La politique de la France se fait dans les bureaux des agences de notation

La politique de la France ne doit pas se faire à la corbeille disait, en son temps, le général de Gaulle. On a fait mieux depuis. Elle se fait dans les bureaux des agences de notation devenues la véritable conscience des dirigeants insouciants. Ce sont elles qui dictent, en direct, la politique de nos responsables politiques, lesquels, en désespoir de cause, en viennent à envisager de se vendre à la Chine ou aux producteurs de pétrole. Quel progrès dans la marche, à pas de géant, de la France (et de l’Europe) vers l’indépendance et la grandeur !

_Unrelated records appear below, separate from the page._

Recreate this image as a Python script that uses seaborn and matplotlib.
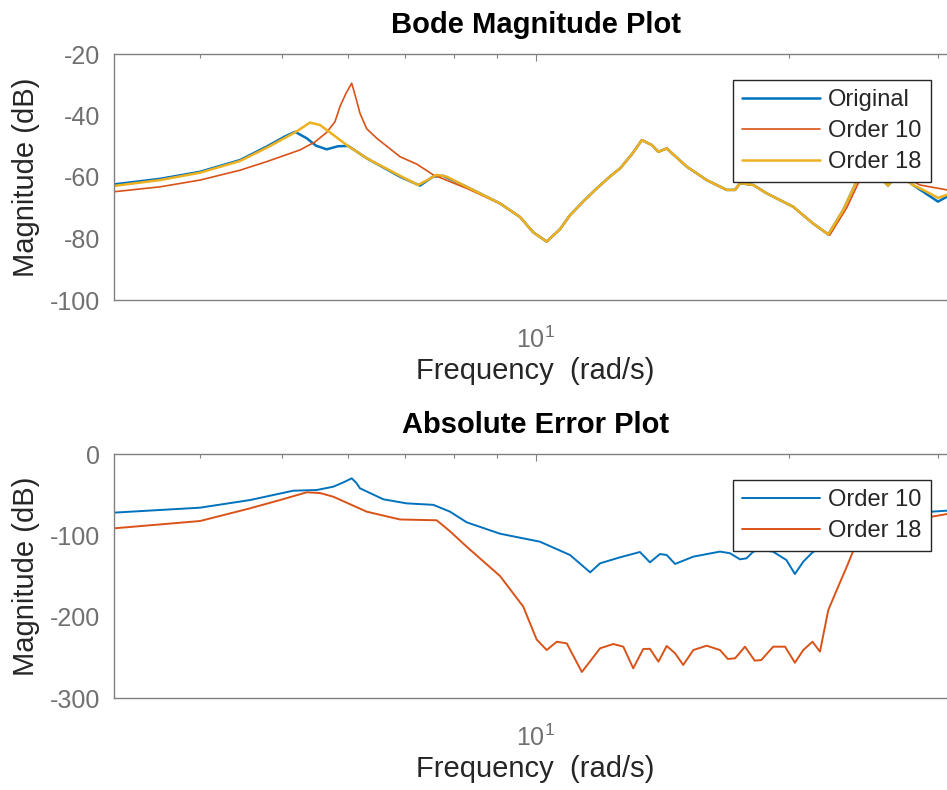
import numpy as np
import pandas as pd
import matplotlib
matplotlib.use("Agg")
import matplotlib.pyplot as plt
import matplotlib.ticker as mticker
import seaborn as sns

# Bode magnitude (dB), frequency in rad/s
orig_w = [3.162, 3.586, 4.000, 4.461, 4.799, 5.045, 5.185, 5.353, 5.490, 5.653, 5.831, 5.997,
          6.306, 6.907, 7.294, 7.558, 7.768, 8.287, 9.076, 9.585, 9.940, 10.31, 10.69, 10.99,
          11.39, 11.82, 12.26, 12.60, 13.02, 13.37, 13.74, 13.99, 14.31, 15.11, 15.96, 16.86,
          17.25, 17.48, 18.13, 18.80, 20.22, 21.34, 22.25, 23.18, 24.03, 24.80, 25.62, 26.19,
          26.91, 28.04, 30.02, 30.77, 31.62]
orig_db = [-62.4, -60.6, -58.3, -54.5, -50.1, -46.8, -45.3, -47.4, -49.8, -51.0, -50.0, -49.9,
           -53.9, -59.9, -62.8, -59.9, -59.6, -63.2, -68.6, -73.0, -78.0, -81.0, -77.0, -72.4,
           -68.0, -63.7, -59.8, -57.2, -52.5, -48.0, -49.6, -51.8, -50.7, -56.6, -61.0, -64.2,
           -64.2, -62.0, -62.6, -65.3, -69.7, -75.1, -78.7, -70.7, -61.5, -56.0, -60.0, -62.8,
           -59.0, -62.6, -68.0, -66.4, -64.0]

o10_w = [3.162, 3.586, 4.000, 4.461, 4.799, 5.256, 5.475, 5.653, 5.783, 5.862, 5.959, 6.053,
         6.124, 6.192, 6.306, 6.481, 6.907, 7.229, 7.564, 7.917, 8.287, 9.076, 9.585, 9.940,
         10.31, 10.69, 10.99, 11.39, 11.82, 12.26, 12.60, 13.02, 13.37, 13.74, 13.99, 14.31,
         15.11, 15.96, 16.86, 17.25, 17.48, 18.13, 18.80, 20.22, 21.34, 22.34, 23.40, 24.20,
         24.80, 25.62, 26.19, 26.91, 28.58, 29.80, 30.77, 31.62]
o10_db = [-64.8, -63.2, -61.0, -57.8, -55.0, -51.2, -48.6, -45.5, -42.0, -37.1, -32.8, -29.5,
          -34.4, -39.3, -44.3, -47.4, -53.4, -55.8, -59.3, -61.5, -63.7, -68.6, -73.0, -78.0,
          -81.0, -77.0, -72.4, -68.0, -63.7, -59.8, -57.2, -52.5, -48.0, -49.6, -51.8, -50.7,
          -56.6, -61.0, -64.2, -64.2, -62.0, -62.6, -65.3, -69.7, -75.1, -78.9, -70.0, -61.5,
          -56.0, -60.0, -62.8, -59.0, -62.6, -63.5, -64.2, -64.5]

o18_w = [3.162, 3.586, 4.000, 4.461, 4.799, 5.185, 5.401, 5.551, 5.756, 5.971, 6.306, 6.907,
         7.258, 7.635, 7.846, 8.287, 9.076, 9.585, 9.940, 10.31, 10.69, 10.99, 11.39, 11.82,
         12.26, 12.60, 13.02, 13.37, 13.74, 13.99, 14.31, 15.11, 15.96, 16.86, 17.25, 17.48,
         18.13, 18.80, 20.22, 21.34, 22.25, 23.18, 24.03, 24.80, 25.62, 26.19, 26.91, 28.04,
         28.98, 30.02, 30.77, 31.62]
o18_db = [-62.9, -61.0, -58.6, -54.8, -50.5, -45.5, -42.3, -43.1, -46.3, -49.6, -53.9, -59.6,
          -62.6, -59.3, -59.9, -63.2, -68.6, -73.0, -78.0, -81.0, -77.0, -72.4, -68.0, -63.7,
          -59.8, -57.2, -52.5, -48.0, -49.6, -51.8, -50.7, -56.6, -61.0, -64.2, -64.2, -62.0,
          -62.6, -65.3, -69.7, -75.1, -78.7, -70.7, -61.5, -56.0, -60.0, -62.8, -59.0, -62.6,
          -64.5, -66.8, -65.8, -65.0]

# Absolute error (dB)
err10_w = [3.162, 4.000, 4.585, 5.161, 5.501, 5.756, 5.943, 6.053, 6.124, 6.192, 6.599, 7.034,
           7.564, 7.917, 8.287, 9.076, 10.12, 10.99, 11.61, 11.93, 12.60, 13.30, 13.67, 14.05,
           14.31, 14.64, 15.39, 16.55, 17.01, 17.48, 17.79, 18.13, 18.46, 19.13, 19.84, 20.31,
           20.78, 21.26, 22.34, 23.61, 25.62, 27.81, 29.51, 30.77, 31.62]
err10_db = [-72.1, -66.0, -56.6, -45.1, -44.3, -40.2, -34.0, -29.9, -35.0, -42.2, -55.7, -60.7,
            -62.5, -70.9, -84.0, -98.0, -107.8, -124.2, -145.5, -134.4, -127.0, -120.5, -133.2, -123.0,
            -124.2, -135.2, -126.2, -120.0, -122.0, -129.5, -128.3, -120.0, -118.0, -120.0, -130.3, -147.5,
            -132.4, -122.0, -105.0, -90.0, -78.0, -73.0, -70.9, -69.7, -70.0]

err18_w = [3.162, 4.000, 4.585, 4.977, 5.353, 5.551, 5.756, 6.306, 6.907, 7.635, 7.917, 8.287,
           9.076, 9.672, 10.03, 10.31, 10.60, 10.89, 11.35, 11.93, 12.37, 12.71, 13.06, 13.42,
           13.67, 13.99, 14.31, 14.64, 14.97, 15.39, 15.96, 16.55, 16.91, 17.25, 17.72, 18.20,
           18.53, 19.14, 19.77, 20.31, 20.78, 21.31, 21.75, 22.25, 22.77, 23.40, 23.93, 24.90,
           26.33, 27.81, 29.51, 30.77, 31.62]
err18_db = [-91.4, -82.4, -66.8, -56.6, -47.1, -48.0, -52.5, -70.9, -80.5, -81.5, -95.0, -114.0,
            -150.0, -187.7, -228.0, -241.0, -230.8, -232.8, -268.0, -238.9, -233.6, -236.9, -263.5, -239.8,
            -239.5, -255.3, -236.0, -245.0, -259.4, -241.0, -235.7, -241.0, -252.0, -251.2, -236.9, -254.1,
            -253.3, -236.9, -236.9, -256.6, -241.0, -230.8, -243.0, -191.8, -167.2, -138.6, -114.0, -95.0,
            -85.0, -80.0, -77.1, -73.8, -73.0]

c_blue = "#0072BD"
c_red = "#D95319"
c_yellow = "#EDB120"

sns.set_style("white")
plt.rcParams['font.family'] = ['Liberation Sans', 'DejaVu Sans']
plt.rcParams['mathtext.fontset'] = 'custom'
plt.rcParams['mathtext.rm'] = 'Liberation Sans'
plt.rcParams['axes.unicode_minus'] = False
plt.rcParams['axes.edgecolor'] = '#808080'
plt.rcParams['axes.linewidth'] = 1.0

fig = plt.figure(figsize=(9.47, 7.90), dpi=100)
W, H = 947, 790
ax1 = fig.add_axes([114 / W, 1 - 300 / H, 843 / W, 246 / H])
ax2 = fig.add_axes([114 / W, 1 - 698 / H, 843 / W, 244 / H])

sns.lineplot(x=orig_w, y=orig_db, ax=ax1, color=c_blue, linewidth=1.8, label="Original",
             estimator=None, sort=False)
sns.lineplot(x=o10_w, y=o10_db, ax=ax1, color=c_red, linewidth=1.2, label="Order 10",
             estimator=None, sort=False)
sns.lineplot(x=o18_w, y=o18_db, ax=ax1, color=c_yellow, linewidth=1.8, label="Order 18",
             estimator=None, sort=False)

sns.lineplot(x=err10_w, y=err10_db, ax=ax2, color=c_blue, linewidth=1.4, label="Order 10",
             estimator=None, sort=False)
sns.lineplot(x=err18_w, y=err18_db, ax=ax2, color=c_red, linewidth=1.4, label="Order 18",
             estimator=None, sort=False)

setup = [
    (ax1, "Bode Magnitude Plot", (-100, -20), np.arange(-100, -19, 20), 1 - (80 - 54) / 246),
    (ax2, "Absolute Error Plot", (-300, 0), np.arange(-300, 1, 100), 1 - (480 - 454) / 244),
]
for ax, title, ylim, yt, leg_top in setup:
    ax.set_xscale('log')
    ax.set_xlim(10 ** 0.5, 10 ** 1.5)
    ax.set_ylim(*ylim)
    ax.set_yticks(yt)
    ax.xaxis.set_major_locator(mticker.LogLocator(base=10))
    ax.xaxis.set_minor_locator(mticker.LogLocator(base=10, subs=np.arange(2, 10)))
    ax.xaxis.set_minor_formatter(mticker.NullFormatter())
    ax.tick_params(which='both', direction='in', top=True, right=True,
                   color='#808080', width=0.8, labelcolor='#707070')
    ax.tick_params(which='major', length=5, labelsize=18)
    ax.tick_params(which='minor', length=3)
    ax.tick_params(axis='x', which='major', pad=19)
    ax.tick_params(axis='y', which='major', pad=10)
    ax.set_title(title, fontsize=21, fontweight='bold', color='black', pad=15)
    ax.set_xlabel("Frequency  (rad/s)", fontsize=21, color='#262626', labelpad=3)
    ax.set_ylabel("Magnitude (dB)", fontsize=21, color='#262626', labelpad=7)
    ax.grid(False)
    leg = ax.legend(loc='upper left', bbox_to_anchor=((733 - 114) / 843, leg_top),
                    borderaxespad=0, frameon=True, fancybox=False, edgecolor='#262626',
                    framealpha=1, fontsize=17, handlelength=3.3, handletextpad=0.35,
                    borderpad=0.38, labelspacing=0.38)
    leg.get_frame().set_linewidth(1.0)
    for t in leg.get_texts():
        t.set_color('#262626')

fig.savefig("out.png", dpi=100)
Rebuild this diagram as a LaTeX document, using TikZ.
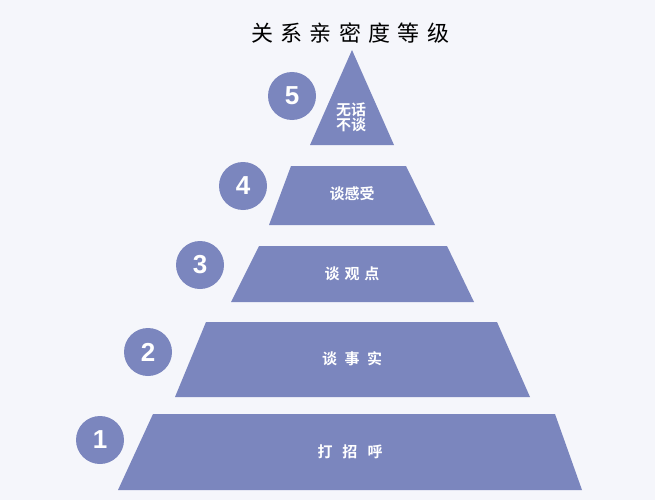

On est ici clairement en présence d’une inexcusable négligence d’un pouvoir irresponsable qui s’est amusé, au fil du temps, à « effeuiller la marguerite » avec de petits jeux de pouvoir, nomination à la Culture d’une personnalité sulfureuse au nom ronflant, remaniements ministériels en chaîne reconduisant les mêmes, ou encore ouverture des avenues du pouvoir à une gauche indifférente et blasée. Ces amusettes ont occupé le devant de la scène alors que les graves problèmes de notre temps étaient pieusement laissés en jachère.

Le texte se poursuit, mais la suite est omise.